AIM ::
Can you set down, exactly as they appear below, the lines from the opening of the material through the one bearing "const diff = (hi: number[], lo: number[])", minus the pictures?

DATA EXTRACT ::

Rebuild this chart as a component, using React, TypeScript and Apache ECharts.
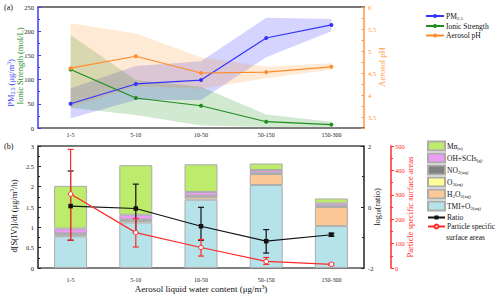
import React, { useEffect, useRef } from 'react';
import * as echarts from 'echarts';

const categories = ['1-5', '5-10', '10-50', '50-150', '150-300'];

// Panel (a)
const pm25 = [50, 91, 99, 186, 213];
const pm25Low = [20, 58, 58, 146, 200];
const pm25High = [82, 128, 138, 228, 225];
const ionic = [121, 62, 46, 13, 7];
const ionicLow = [42, 27, 5, 2, 2];
const ionicHigh = [192, 99, 85, 28, 13];
const ph = [4.61, 4.88, 4.5, 4.52, 4.64];
const phLow = [3.72, 4.2, 4.14, 4.38, 4.58];
const phHigh = [5.63, 5.4, 4.86, 4.64, 4.72];

// Panel (b)
const tmi = [0.78, 1.12, 1.68, 2.04, 1.03];
const h2o2 = [0.04, 0.04, 0.07, 0.27, 0.47];
const o3 = [0.02, 0.02, 0.02, 0.02, 0.02];
const no2 = [0.01, 0.01, 0.01, 0.01, 0.01];
const ohScis = [0.12, 0.12, 0.09, 0.07, 0.06];
const mn = [1.05, 1.22, 0.68, 0.16, 0.12];
const logRatio = [0.03, -0.05, -0.63, -1.12, -0.91];
const logRatioLow = [-1.09, -0.85, -1.09, -1.51, -0.96];
const logRatioHigh = [1.18, 0.75, -0.01, -0.74, -0.86];
const surface = [303, 145, 84, 27, 15];
const surfaceLow = [114, 86, 49, 15, 10];
const surfaceHigh = [486, 203, 117, 43, 20];

const FONT = '"Liberation Serif", "Times New Roman", serif';

const errorItem = (color: string) => (params: any, api: any) => {
  const x = api.value(0);
  const lo = api.coord([x, api.value(1)]);
  const hi = api.coord([x, api.value(2)]);
  const w = 3;
  const style = { stroke: color, lineWidth: 1.2 };
  return {
    type: 'group',
    children: [
      { type: 'line', shape: { x1: hi[0], y1: hi[1], x2: lo[0], y2: lo[1] }, style },
      { type: 'line', shape: { x1: hi[0] - w, y1: hi[1], x2: hi[0] + w, y2: hi[1] }, style },
      { type: 'line', shape: { x1: lo[0] - w, y1: lo[1], x2: lo[0] + w, y2: lo[1] }, style },
    ],
  };
};

const diff = (hi: number[], lo: number[]) => hi.map((v, i) => +(v - lo[i]).toFixed(4));

const band = (name: string, lo: number[], hi: number[], color: string, yAxisIndex: number) => [
  {
    name: name + '_lo', type: 'line', xAxisIndex: 0, yAxisIndex, stack: name, data: lo,
    symbol: 'none', lineStyle: { width: 0, opacity: 0 }, silent: true, z: 1,
  },
  {
    name: name + '_hi', type: 'line', xAxisIndex: 0, yAxisIndex, stack: name, data: diff(hi, lo),
    symbol: 'none', lineStyle: { width: 0, opacity: 0 }, areaStyle: { color, opacity: 1 }, silent: true, z: 1,
  },
];

const barColors: Record<string, string> = {
  'TMI+O2(aq)': '#b6e3e9',
  'H2O2(aq)': '#fdc898',
  'O3(aq)': '#ffff99',
  'NO2(aq)': '#808080',
  'OH+SCIs(g)': '#eb9cf3',
  'Mn(s)': '#bdeb6c',
};

const richBase = {
  n: { fontFamily: FONT, fontSize: 7.5, color: '#111' },
  s: { fontFamily: FONT, fontSize: 5, color: '#111', padding: [4, 0, 0, 0] },
};

const legendFmt: Record<string, string> = {
  'PM2.5': '{n|PM}{s|2.5}',
  'Ionic Strength': '{n|Ionic Strength}',
  'Aerosol pH': '{n|Aerosol pH}',
  'Mn(s)': '{n|Mn}{s|(s)}',
  'OH+SCIs(g)': '{n|OH+SCIs}{s|(g)}',
  'NO2(aq)': '{n|NO}{s|2(aq)}',
  'O3(aq)': '{n|O}{s|3(aq)}',
  'H2O2(aq)': '{n|H}{s|2}{n|O}{s|2(aq)}',
  'TMI+O2(aq)': '{n|TMI+O}{s|2(aq)}',
  'Ratio': '{n|Ratio}',
  'Particle specific surface areas': '{n|Particle specific}',
};

const vText = (x: number, y: number, text: string, color: string, rich: any = {}, size = 8.5) => ({
  type: 'text', x, y, rotation: Math.PI / 2,
  style: {
    text, fill: color, fontFamily: FONT, fontSize: size, align: 'center', verticalAlign: 'middle',
    rich,
  },
});

export default function App() {
  const ref = useRef<HTMLDivElement>(null);
  useEffect(() => {
    document.body.style.margin = '0';
    const chart = echarts.init(ref.current!, null, { renderer: 'svg' });
    const axisLabelBase = { fontFamily: FONT, fontSize: 6.5, color: '#222' };
    const barNames = ['TMI+O2(aq)', 'H2O2(aq)', 'O3(aq)', 'NO2(aq)', 'OH+SCIs(g)', 'Mn(s)'];
    const barData = [tmi, h2o2, o3, no2, ohScis, mn];
    const supRich = (color: string, size: number) => ({
      p: { fontFamily: FONT, fontSize: size * 0.65, fill: color, color, padding: [0, 0, 4, 0] },
      s: { fontFamily: FONT, fontSize: size * 0.65, fill: color, color, padding: [4, 0, 0, 0] },
      n: { fontFamily: FONT, fontSize: size, fill: color, color },
    });
    const legendText = { fontFamily: FONT, fontSize: 7.5, color: '#111', rich: richBase, padding: [0, 0, 0, -3] };
    const option: any = {
      animation: false,
      backgroundColor: '#fff',
      textStyle: { fontFamily: FONT },
      grid: [
        { left: 38, top: 7, width: 326, height: 121 },
        { left: 38, top: 146, width: 326, height: 122 },
      ],
      xAxis: [
        {
          gridIndex: 0, type: 'category', data: categories, boundaryGap: true,
          axisLine: { onZero: false, lineStyle: { color: '#555', width: 1.5 } },
          axisTick: { inside: true, alignWithLabel: true, length: 3, lineStyle: { color: '#333' } },
          axisLabel: { ...axisLabelBase, fontSize: 6, margin: 4 },
          splitLine: { show: false },
        },
        {
          gridIndex: 0, type: 'category', data: categories, position: 'top',
          axisLine: { onZero: false, lineStyle: { color: '#777', width: 2 } },
          axisTick: { show: false }, axisLabel: { show: false },
        },
        {
          gridIndex: 1, type: 'category', data: categories, boundaryGap: true,
          axisLine: { onZero: false, lineStyle: { color: '#555', width: 1.5 } },
          axisTick: { inside: true, alignWithLabel: true, length: 3, lineStyle: { color: '#333' } },
          axisLabel: { ...axisLabelBase, fontSize: 6, margin: 9 },
          name: '{n|Aerosol liquid water content (μg/m}{p|3}{n|)}',
          nameLocation: 'middle', nameGap: 15,
          nameTextStyle: { fontFamily: FONT, fontSize: 9, color: '#111', rich: supRich('#111', 9) },
          splitLine: { show: false },
        },
        {
          gridIndex: 1, type: 'category', data: categories, position: 'top',
          axisLine: { onZero: false, lineStyle: { color: '#777', width: 2 } },
          axisTick: { show: false }, axisLabel: { show: false },
        },
      ],
      yAxis: [
        {
          gridIndex: 0, type: 'value', position: 'left', min: 0, max: 250, interval: 50,
          axisLine: { show: true, lineStyle: { color: '#3a3aff', width: 1.5 } },
          axisTick: { show: true, inside: true, length: 3, lineStyle: { color: '#3a3aff' } },
          minorTick: { show: true, splitNumber: 2, length: 2, lineStyle: { color: '#3a3aff' } },
          axisLabel: { ...axisLabelBase, margin: 4 },
          splitLine: { show: false },
        },
        {
          gridIndex: 0, type: 'value', position: 'right', min: 3.25, max: 6, interval: 0.25,
          axisLine: { show: true, lineStyle: { color: '#ff9a40', width: 1.5 } },
          axisTick: { show: true, inside: true, length: 2.5, lineStyle: { color: '#ff9a40' } },
          axisLabel: {
            ...axisLabelBase, color: '#ff9a40', margin: 4,
            formatter: (v: number) => (Math.abs(v * 2 - Math.round(v * 2)) < 1e-6 ? String(v) : ''),
          },
          splitLine: { show: false },
        },
        {
          gridIndex: 1, type: 'value', position: 'left', min: 0, max: 3, interval: 0.5,
          axisLine: { show: true, lineStyle: { color: '#222', width: 1.5 } },
          axisTick: { show: true, inside: true, length: 3, lineStyle: { color: '#222' } },
          minorTick: { show: true, splitNumber: 2, length: 2, lineStyle: { color: '#222' } },
          axisLabel: { ...axisLabelBase, margin: 4 },
          splitLine: { show: false },
        },
        {
          gridIndex: 1, type: 'value', position: 'right', min: -2, max: 2, interval: 2,
          axisLine: { show: true, lineStyle: { color: '#222', width: 1.5 } },
          axisTick: { show: true, inside: true, length: 3, lineStyle: { color: '#222' } },
          minorTick: { show: true, splitNumber: 2, length: 2, lineStyle: { color: '#222' } },
          axisLabel: { ...axisLabelBase, margin: 4 },
          splitLine: { show: false },
        },
        {
          gridIndex: 1, type: 'value', position: 'right', offset: 27, min: 0, max: 500, interval: 100,
          axisLine: { show: true, lineStyle: { color: '#ff2a2a', width: 1.5 } },
          axisTick: { show: true, length: 3, lineStyle: { color: '#ff2a2a' } },
          minorTick: { show: true, splitNumber: 2, length: 2, lineStyle: { color: '#ff2a2a' } },
          axisLabel: { ...axisLabelBase, color: '#ff2a2a', margin: 4 },
          splitLine: { show: false },
        },
      ],
      legend: [
        {
          data: ['PM2.5', 'Ionic Strength', 'Aerosol pH'],
          orient: 'vertical', left: 420, top: 7, itemWidth: 18, itemHeight: 5, itemGap: 1.5,
          selectedMode: false,
          textStyle: legendText,
          formatter: (name: string) => legendFmt[name] || name,
        },
        {
          data: ['Mn(s)', 'OH+SCIs(g)', 'NO2(aq)', 'O3(aq)', 'H2O2(aq)', 'TMI+O2(aq)'].map((n) => ({ name: n, icon: 'rect' })),
          orient: 'vertical', left: 422, top: 135.5, itemWidth: 17, itemHeight: 9, itemGap: 1,
          selectedMode: false,
          textStyle: legendText,
          formatter: (name: string) => legendFmt[name] || name,
        },
        {
          data: ['Ratio', 'Particle specific surface areas'],
          orient: 'vertical', left: 422, top: 208.5, itemWidth: 17, itemHeight: 5, itemGap: 1,
          selectedMode: false,
          textStyle: legendText,
          formatter: (name: string) => legendFmt[name] || name,
        },
      ],
      graphic: [
        { type: 'text', x: 4, y: 7, style: { text: '(a)', fontFamily: FONT, fontSize: 8, fill: '#111', verticalAlign: 'middle' } },
        { type: 'text', x: 4, y: 146, style: { text: '(b)', fontFamily: FONT, fontSize: 8, fill: '#111', verticalAlign: 'middle' } },
        { type: 'text', x: 446, y: 237.5, style: { text: 'surface areas', fontFamily: FONT, fontSize: 7.5, fill: '#111', verticalAlign: 'middle' } },
        vText(11, 83, '{n|PM}{s|2.5}{n| (μg/m}{p|3}{n|)}', '#3a3aff', supRich('#3a3aff', 8.5)),
        vText(20, 66, 'Ionic Strength (mol/L)', '#1e8c1e', {}, 8.5),
        vText(382, 67, 'Aerosol pH', '#ff9a40', {}, 8.5),
        vText(14, 216, '{n|d[S(IV)]/dt (μg/m}{p|3}{n|/h)}', '#111', supRich('#111', 8.5)),
        vText(377, 207, '{n|log}{s|10}{n|(ratio)}', '#111', supRich('#111', 8.5)),
        vText(410, 207, 'Particle specific surface areas', '#ff2a2a', {}, 8.5),
      ],
      series: [
        ...band('pmBand', pm25Low, pm25High, 'rgba(40,40,255,0.2)', 0),
        ...band('ionBand', ionicLow, ionicHigh, 'rgba(0,128,0,0.18)', 0),
        ...band('phBand', phLow, phHigh, 'rgba(255,140,20,0.18)', 1),
        {
          name: 'PM2.5', type: 'line', xAxisIndex: 0, yAxisIndex: 0, data: pm25, z: 5,
          symbol: 'circle', symbolSize: 4, itemStyle: { color: '#3333ff' }, lineStyle: { color: '#3333ff', width: 1.2 },
        },
        {
          name: 'Ionic Strength', type: 'line', xAxisIndex: 0, yAxisIndex: 0, data: ionic, z: 5,
          symbol: 'circle', symbolSize: 4, itemStyle: { color: '#1e8c1e' }, lineStyle: { color: '#1e8c1e', width: 1.2 },
        },
        {
          name: 'Aerosol pH', type: 'line', xAxisIndex: 0, yAxisIndex: 1, data: ph, z: 5,
          symbol: 'circle', symbolSize: 4, itemStyle: { color: '#ff8c2a' }, lineStyle: { color: '#ff8c2a', width: 1.2 },
        },
        ...barNames.map((n, k) => ({
          name: n, type: 'bar', xAxisIndex: 2, yAxisIndex: 2, stack: 'bars', data: barData[k],
          barWidth: 33,
          itemStyle: { color: barColors[n], borderColor: '#acacac', borderWidth: 1 },
          z: 2,
        })),
        {
          name: 'Ratio', type: 'line', xAxisIndex: 2, yAxisIndex: 3, data: logRatio, z: 6,
          symbol: 'rect', symbolSize: 4.5, itemStyle: { color: '#111' }, lineStyle: { color: '#111', width: 1.2 },
        },
        {
          name: 'ratioErr', type: 'custom', xAxisIndex: 2, yAxisIndex: 3, z: 6,
          renderItem: errorItem('#111'), encode: { x: 0, y: [1, 2] },
          data: categories.map((_, i) => [i, logRatioLow[i], logRatioHigh[i]]),
        },
        {
          name: 'Particle specific surface areas', type: 'line', xAxisIndex: 2, yAxisIndex: 4, data: surface, z: 7,
          symbol: 'circle', symbolSize: 4.5,
          itemStyle: { color: '#fff', borderColor: '#ff2a2a', borderWidth: 1 },
          lineStyle: { color: '#ff2a2a', width: 1.2 },
        },
        {
          name: 'surfErr', type: 'custom', xAxisIndex: 2, yAxisIndex: 4, z: 6,
          renderItem: errorItem('#ff2a2a'), encode: { x: 0, y: [1, 2] },
          data: categories.map((_, i) => [i, surfaceLow[i], surfaceHigh[i]]),
        },
      ],
    };
    chart.setOption(option);
    return () => chart.dispose();
  }, []);
  return <div ref={ref} style={{ width: 500, height: 296, position: 'absolute', left: 0, top: 0 }} />;
}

OUTPUT FOR THIS EXERCISE ::
Rebuild this chart as a component, using React, TypeScript and Apache ECharts.
import React, { useEffect, useRef } from 'react';
import * as echarts from 'echarts';

const categories = ['1-5', '5-10', '10-50', '50-150', '150-300'];

// Panel (a)
const pm25 = [50, 91, 99, 186, 213];
const pm25Low = [20, 58, 58, 146, 200];
const pm25High = [82, 128, 138, 228, 225];
const ionic = [121, 62, 46, 13, 7];
const ionicLow = [42, 27, 5, 2, 2];
const ionicHigh = [192, 99, 85, 28, 13];
const ph = [4.61, 4.88, 4.5, 4.52, 4.64];
const phLow = [3.72, 4.2, 4.14, 4.38, 4.58];
const phHigh = [5.63, 5.4, 4.86, 4.64, 4.72];

// Panel (b)
const tmi = [0.78, 1.12, 1.68, 2.04, 1.03];
const h2o2 = [0.04, 0.04, 0.07, 0.27, 0.47];
const o3 = [0.02, 0.02, 0.02, 0.02, 0.02];
const no2 = [0.01, 0.01, 0.01, 0.01, 0.01];
const ohScis = [0.12, 0.12, 0.09, 0.07, 0.06];
const mn = [1.05, 1.22, 0.68, 0.16, 0.12];
const logRatio = [0.03, -0.05, -0.63, -1.12, -0.91];
const logRatioLow = [-1.09, -0.85, -1.09, -1.51, -0.96];
const logRatioHigh = [1.18, 0.75, -0.01, -0.74, -0.86];
const surface = [303, 145, 84, 27, 15];
const surfaceLow = [114, 86, 49, 15, 10];
const surfaceHigh = [486, 203, 117, 43, 20];

const FONT = '"Liberation Serif", "Times New Roman", serif';

const errorItem = (color: string) => (params: any, api: any) => {
  const x = api.value(0);
  const lo = api.coord([x, api.value(1)]);
  const hi = api.coord([x, api.value(2)]);
  const w = 3;
  const style = { stroke: color, lineWidth: 1.2 };
  return {
    type: 'group',
    children: [
      { type: 'line', shape: { x1: hi[0], y1: hi[1], x2: lo[0], y2: lo[1] }, style },
      { type: 'line', shape: { x1: hi[0] - w, y1: hi[1], x2: hi[0] + w, y2: hi[1] }, style },
      { type: 'line', shape: { x1: lo[0] - w, y1: lo[1], x2: lo[0] + w, y2: lo[1] }, style },
    ],
  };
};

const diff = (hi: number[], lo: number[]) => hi.map((v, i) => +(v - lo[i]).toFixed(4));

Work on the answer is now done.